Aim of the exercise:
Starting at the first line of the listing below, repeat each line exactly until the line containing "0.0, 0.05, 0.0, 1.23, 1.51, 2.04]", which you include. Leave out pictures.

[Charts and diagrams as code]
- - - -

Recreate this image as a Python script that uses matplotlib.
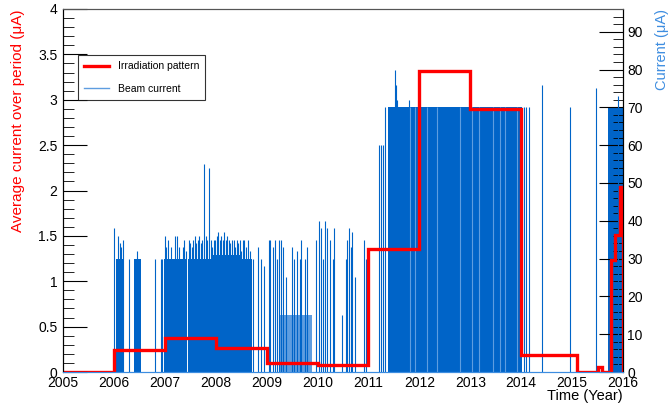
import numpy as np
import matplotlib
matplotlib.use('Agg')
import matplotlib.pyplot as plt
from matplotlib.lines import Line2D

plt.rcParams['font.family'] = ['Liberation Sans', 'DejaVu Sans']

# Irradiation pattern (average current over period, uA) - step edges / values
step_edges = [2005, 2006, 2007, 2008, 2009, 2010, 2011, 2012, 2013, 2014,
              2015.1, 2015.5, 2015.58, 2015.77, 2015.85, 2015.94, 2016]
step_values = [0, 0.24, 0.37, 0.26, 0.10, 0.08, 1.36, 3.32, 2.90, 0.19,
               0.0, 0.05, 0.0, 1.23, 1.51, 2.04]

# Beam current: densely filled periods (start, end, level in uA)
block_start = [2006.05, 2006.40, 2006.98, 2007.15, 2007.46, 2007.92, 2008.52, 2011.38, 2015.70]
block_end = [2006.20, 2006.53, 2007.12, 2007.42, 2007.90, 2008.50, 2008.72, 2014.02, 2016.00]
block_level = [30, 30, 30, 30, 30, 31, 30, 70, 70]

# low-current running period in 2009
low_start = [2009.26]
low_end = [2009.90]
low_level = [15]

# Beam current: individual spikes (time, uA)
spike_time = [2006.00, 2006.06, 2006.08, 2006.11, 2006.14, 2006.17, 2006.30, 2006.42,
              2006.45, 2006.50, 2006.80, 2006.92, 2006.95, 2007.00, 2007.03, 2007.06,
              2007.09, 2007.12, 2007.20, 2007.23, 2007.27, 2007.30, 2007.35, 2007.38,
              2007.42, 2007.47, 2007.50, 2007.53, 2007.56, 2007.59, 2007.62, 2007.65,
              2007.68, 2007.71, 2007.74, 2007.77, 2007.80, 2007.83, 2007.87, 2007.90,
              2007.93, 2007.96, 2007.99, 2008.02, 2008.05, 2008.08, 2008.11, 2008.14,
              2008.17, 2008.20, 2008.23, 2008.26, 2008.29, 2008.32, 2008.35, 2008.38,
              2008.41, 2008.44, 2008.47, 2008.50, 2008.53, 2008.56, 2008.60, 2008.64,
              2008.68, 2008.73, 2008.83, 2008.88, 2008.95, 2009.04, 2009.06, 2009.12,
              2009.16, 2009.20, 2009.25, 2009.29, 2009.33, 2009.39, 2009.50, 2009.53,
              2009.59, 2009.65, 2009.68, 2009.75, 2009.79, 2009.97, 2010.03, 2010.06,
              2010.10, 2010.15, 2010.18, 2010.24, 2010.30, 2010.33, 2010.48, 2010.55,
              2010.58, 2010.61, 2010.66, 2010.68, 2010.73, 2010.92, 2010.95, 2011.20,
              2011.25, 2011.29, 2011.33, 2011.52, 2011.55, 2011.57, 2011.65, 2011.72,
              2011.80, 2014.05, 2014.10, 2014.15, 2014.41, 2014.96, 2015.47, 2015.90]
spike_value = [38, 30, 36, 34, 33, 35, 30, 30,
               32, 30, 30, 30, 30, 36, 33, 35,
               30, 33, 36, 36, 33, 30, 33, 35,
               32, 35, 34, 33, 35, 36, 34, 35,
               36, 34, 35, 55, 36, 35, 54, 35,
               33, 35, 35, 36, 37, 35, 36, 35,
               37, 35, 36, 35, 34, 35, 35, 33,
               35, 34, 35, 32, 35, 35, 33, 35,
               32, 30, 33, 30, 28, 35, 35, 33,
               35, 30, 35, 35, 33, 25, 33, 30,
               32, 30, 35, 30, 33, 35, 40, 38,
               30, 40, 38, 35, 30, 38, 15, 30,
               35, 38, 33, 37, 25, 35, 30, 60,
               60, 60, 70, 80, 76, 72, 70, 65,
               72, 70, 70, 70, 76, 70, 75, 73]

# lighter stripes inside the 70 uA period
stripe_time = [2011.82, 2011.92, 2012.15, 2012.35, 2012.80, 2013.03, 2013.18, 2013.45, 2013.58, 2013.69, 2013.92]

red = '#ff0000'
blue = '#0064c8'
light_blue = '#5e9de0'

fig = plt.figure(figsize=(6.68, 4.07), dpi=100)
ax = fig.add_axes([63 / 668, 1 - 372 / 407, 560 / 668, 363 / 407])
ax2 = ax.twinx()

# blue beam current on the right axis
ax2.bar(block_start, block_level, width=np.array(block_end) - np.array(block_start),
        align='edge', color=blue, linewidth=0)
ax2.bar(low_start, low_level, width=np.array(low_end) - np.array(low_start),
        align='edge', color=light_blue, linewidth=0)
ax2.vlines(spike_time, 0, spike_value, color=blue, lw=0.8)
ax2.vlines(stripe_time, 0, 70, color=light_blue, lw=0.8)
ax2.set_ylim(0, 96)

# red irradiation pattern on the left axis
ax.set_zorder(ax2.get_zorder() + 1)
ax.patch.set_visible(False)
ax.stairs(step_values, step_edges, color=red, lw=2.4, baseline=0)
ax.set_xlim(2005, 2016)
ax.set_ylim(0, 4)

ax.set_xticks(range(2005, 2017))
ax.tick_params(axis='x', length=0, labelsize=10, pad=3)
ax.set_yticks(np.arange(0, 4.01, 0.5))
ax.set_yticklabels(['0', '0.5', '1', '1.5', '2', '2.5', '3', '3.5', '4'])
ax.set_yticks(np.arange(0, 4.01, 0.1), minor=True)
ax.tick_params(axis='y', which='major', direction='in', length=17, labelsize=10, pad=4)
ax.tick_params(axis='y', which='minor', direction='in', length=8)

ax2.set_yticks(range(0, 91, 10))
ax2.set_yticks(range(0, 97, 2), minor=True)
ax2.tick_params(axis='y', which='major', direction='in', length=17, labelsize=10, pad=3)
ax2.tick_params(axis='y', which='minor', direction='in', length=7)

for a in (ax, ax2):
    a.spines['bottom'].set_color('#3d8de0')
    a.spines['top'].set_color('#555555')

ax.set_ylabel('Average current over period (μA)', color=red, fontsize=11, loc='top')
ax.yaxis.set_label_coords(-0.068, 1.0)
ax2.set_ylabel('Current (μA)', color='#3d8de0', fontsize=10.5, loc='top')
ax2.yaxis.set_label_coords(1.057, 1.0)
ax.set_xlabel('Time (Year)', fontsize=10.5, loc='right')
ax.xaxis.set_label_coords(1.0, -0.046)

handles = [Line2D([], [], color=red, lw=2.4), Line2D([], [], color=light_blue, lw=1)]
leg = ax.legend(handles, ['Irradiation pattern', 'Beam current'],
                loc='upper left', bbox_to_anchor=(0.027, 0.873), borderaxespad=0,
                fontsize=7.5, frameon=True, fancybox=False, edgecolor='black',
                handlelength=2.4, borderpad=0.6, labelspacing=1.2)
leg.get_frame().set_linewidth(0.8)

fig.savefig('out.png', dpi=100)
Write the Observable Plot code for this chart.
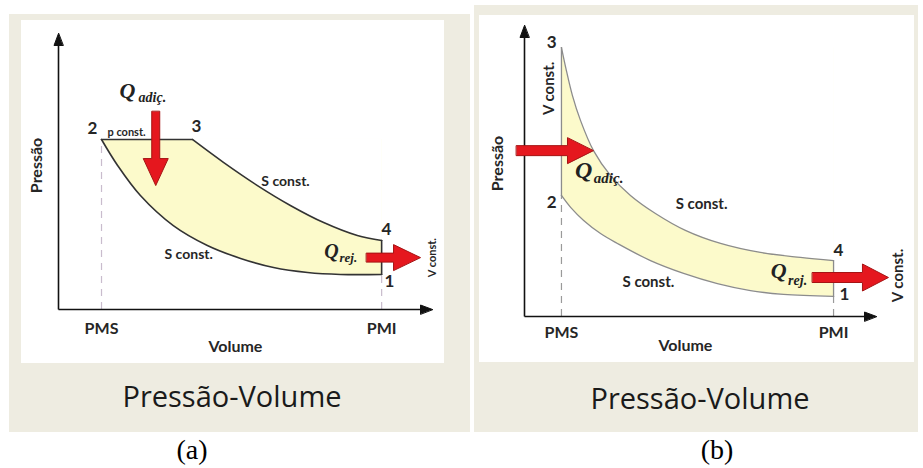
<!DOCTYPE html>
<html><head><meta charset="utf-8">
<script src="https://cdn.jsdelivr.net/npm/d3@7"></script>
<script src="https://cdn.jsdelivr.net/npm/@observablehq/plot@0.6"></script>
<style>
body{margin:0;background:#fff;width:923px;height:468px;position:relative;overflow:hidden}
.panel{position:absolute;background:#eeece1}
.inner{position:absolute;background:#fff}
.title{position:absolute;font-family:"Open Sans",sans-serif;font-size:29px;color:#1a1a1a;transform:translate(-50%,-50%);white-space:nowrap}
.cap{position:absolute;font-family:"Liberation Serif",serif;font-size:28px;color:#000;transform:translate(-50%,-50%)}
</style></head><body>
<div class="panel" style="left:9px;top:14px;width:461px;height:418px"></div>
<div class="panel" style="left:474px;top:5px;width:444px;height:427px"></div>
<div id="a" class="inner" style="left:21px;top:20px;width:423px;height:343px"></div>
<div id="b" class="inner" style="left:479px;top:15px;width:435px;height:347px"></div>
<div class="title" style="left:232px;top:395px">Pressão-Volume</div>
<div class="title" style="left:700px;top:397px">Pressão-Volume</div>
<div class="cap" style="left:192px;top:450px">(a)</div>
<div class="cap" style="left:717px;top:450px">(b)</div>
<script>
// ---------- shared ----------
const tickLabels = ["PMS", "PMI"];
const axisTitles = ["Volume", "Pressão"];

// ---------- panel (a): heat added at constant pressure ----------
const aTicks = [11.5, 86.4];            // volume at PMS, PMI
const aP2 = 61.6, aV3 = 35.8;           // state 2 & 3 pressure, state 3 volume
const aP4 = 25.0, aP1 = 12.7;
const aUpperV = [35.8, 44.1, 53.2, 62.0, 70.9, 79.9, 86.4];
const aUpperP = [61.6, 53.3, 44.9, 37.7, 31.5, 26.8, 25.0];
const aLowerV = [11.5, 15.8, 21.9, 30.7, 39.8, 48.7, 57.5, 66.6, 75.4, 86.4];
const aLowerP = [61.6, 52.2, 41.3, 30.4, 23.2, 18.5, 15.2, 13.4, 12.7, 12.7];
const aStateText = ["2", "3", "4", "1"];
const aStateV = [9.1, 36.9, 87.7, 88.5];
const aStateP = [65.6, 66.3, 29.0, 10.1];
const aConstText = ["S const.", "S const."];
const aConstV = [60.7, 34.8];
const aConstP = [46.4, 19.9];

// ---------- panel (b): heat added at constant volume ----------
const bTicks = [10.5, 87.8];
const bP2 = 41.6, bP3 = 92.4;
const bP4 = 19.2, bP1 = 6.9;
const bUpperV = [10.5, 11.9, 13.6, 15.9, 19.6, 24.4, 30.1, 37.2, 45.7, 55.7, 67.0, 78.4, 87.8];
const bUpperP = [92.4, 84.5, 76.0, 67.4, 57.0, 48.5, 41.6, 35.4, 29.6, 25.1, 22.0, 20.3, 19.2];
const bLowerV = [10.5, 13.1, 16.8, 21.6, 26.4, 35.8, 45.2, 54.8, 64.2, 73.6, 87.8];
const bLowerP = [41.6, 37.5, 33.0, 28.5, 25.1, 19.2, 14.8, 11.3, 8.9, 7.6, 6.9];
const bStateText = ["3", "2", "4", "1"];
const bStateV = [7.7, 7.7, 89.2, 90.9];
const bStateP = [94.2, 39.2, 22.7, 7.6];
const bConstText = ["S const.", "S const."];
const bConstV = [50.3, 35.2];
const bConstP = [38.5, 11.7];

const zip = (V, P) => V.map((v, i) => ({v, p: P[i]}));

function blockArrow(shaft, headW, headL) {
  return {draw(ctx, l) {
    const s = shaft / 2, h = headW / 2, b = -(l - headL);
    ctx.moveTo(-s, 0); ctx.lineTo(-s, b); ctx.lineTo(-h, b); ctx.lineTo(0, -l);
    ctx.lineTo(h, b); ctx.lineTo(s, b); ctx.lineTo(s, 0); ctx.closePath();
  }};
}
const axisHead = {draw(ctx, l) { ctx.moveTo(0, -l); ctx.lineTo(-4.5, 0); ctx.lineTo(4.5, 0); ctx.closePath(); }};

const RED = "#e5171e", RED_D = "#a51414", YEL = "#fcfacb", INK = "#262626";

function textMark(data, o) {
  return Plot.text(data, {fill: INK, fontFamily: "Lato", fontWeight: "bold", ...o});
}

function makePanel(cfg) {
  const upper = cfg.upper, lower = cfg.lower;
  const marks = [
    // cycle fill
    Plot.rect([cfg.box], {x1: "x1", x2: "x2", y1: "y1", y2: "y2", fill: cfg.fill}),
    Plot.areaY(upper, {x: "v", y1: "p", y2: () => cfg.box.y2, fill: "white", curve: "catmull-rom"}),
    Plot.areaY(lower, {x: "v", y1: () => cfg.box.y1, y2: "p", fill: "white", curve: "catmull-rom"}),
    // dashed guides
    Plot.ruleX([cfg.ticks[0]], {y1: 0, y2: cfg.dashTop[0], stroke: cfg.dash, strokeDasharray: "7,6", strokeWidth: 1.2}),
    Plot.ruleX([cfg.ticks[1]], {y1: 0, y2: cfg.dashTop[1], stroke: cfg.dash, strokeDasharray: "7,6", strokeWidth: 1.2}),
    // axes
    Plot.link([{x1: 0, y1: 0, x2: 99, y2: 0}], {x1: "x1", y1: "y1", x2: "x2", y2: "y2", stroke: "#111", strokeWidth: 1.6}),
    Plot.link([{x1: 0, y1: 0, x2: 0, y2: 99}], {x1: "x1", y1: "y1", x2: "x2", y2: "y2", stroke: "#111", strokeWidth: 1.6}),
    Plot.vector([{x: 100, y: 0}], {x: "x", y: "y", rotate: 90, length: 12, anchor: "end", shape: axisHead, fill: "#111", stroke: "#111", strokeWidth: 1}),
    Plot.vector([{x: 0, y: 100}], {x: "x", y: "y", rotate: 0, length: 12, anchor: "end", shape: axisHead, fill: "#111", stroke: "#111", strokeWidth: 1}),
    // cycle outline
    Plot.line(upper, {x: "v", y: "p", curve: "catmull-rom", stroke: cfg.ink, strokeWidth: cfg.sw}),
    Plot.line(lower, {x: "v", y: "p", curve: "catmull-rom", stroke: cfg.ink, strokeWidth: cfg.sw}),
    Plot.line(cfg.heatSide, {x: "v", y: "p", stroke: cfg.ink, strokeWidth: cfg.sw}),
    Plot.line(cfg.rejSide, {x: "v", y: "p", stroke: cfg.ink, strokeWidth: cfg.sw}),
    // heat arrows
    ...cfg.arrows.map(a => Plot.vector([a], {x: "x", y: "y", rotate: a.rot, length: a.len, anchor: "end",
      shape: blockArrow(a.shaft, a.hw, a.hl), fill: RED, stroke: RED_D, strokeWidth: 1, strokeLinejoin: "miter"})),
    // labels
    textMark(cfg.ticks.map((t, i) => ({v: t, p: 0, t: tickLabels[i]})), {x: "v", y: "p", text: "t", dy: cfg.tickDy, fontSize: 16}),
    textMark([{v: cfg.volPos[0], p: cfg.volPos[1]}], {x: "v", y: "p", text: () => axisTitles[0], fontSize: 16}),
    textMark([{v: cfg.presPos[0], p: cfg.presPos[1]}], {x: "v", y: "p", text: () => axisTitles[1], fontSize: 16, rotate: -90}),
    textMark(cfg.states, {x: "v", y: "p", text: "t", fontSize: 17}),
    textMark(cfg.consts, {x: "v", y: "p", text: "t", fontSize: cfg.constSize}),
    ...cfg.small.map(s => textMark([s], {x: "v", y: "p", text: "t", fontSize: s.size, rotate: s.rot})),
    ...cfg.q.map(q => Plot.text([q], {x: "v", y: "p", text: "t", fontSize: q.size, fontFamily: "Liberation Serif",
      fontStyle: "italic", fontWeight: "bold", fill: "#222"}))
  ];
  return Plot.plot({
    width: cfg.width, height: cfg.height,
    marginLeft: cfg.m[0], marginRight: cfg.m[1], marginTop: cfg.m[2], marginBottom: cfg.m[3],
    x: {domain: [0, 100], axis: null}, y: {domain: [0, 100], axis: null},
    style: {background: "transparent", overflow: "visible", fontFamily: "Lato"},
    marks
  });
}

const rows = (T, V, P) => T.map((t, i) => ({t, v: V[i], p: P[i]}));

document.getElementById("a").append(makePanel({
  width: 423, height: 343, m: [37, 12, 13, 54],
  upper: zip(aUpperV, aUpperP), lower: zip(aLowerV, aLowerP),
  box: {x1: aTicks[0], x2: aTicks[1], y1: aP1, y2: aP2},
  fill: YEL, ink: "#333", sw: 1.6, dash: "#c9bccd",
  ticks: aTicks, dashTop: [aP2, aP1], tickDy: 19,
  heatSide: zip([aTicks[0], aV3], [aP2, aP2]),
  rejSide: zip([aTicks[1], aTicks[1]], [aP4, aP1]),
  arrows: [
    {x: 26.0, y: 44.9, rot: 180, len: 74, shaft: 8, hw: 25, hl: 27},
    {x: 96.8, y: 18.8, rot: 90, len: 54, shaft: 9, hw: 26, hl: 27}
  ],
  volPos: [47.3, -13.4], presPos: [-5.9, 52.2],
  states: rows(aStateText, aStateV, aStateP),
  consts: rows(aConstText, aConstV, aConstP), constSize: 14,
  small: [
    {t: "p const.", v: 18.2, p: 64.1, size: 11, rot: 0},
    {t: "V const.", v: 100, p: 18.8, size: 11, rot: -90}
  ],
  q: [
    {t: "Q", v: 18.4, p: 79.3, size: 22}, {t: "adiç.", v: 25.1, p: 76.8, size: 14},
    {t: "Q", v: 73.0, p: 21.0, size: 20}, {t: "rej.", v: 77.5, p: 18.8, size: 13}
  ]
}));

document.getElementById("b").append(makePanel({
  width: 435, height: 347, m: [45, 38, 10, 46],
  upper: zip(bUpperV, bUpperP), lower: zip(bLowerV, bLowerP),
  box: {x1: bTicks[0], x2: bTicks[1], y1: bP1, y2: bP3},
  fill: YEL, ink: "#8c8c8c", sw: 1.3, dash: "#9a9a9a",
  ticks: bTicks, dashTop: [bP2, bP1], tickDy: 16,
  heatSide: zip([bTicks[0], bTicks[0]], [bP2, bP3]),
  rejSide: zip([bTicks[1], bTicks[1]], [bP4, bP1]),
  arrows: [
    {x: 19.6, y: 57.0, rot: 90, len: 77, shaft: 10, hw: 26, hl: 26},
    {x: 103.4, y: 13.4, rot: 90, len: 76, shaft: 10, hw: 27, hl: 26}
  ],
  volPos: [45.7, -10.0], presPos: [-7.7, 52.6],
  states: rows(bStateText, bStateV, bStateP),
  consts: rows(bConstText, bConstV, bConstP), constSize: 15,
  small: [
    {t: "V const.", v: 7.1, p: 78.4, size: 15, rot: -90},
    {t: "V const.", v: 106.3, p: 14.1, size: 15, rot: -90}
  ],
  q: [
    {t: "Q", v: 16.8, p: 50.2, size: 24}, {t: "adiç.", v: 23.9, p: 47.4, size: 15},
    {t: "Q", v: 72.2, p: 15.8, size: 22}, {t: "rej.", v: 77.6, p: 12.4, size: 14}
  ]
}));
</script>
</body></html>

- - - -

The completed task:
Recreate this image as a Python script that uses matplotlib.
import numpy as np
import matplotlib
matplotlib.use('Agg')
import matplotlib.pyplot as plt
from matplotlib.lines import Line2D

plt.rcParams['font.family'] = ['Liberation Sans', 'DejaVu Sans']

# Irradiation pattern (average current over period, uA) - step edges / values
step_edges = [2005, 2006, 2007, 2008, 2009, 2010, 2011, 2012, 2013, 2014,
              2015.1, 2015.5, 2015.58, 2015.77, 2015.85, 2015.94, 2016]
step_values = [0, 0.24, 0.37, 0.26, 0.10, 0.08, 1.36, 3.32, 2.90, 0.19,
               0.0, 0.05, 0.0, 1.23, 1.51, 2.04]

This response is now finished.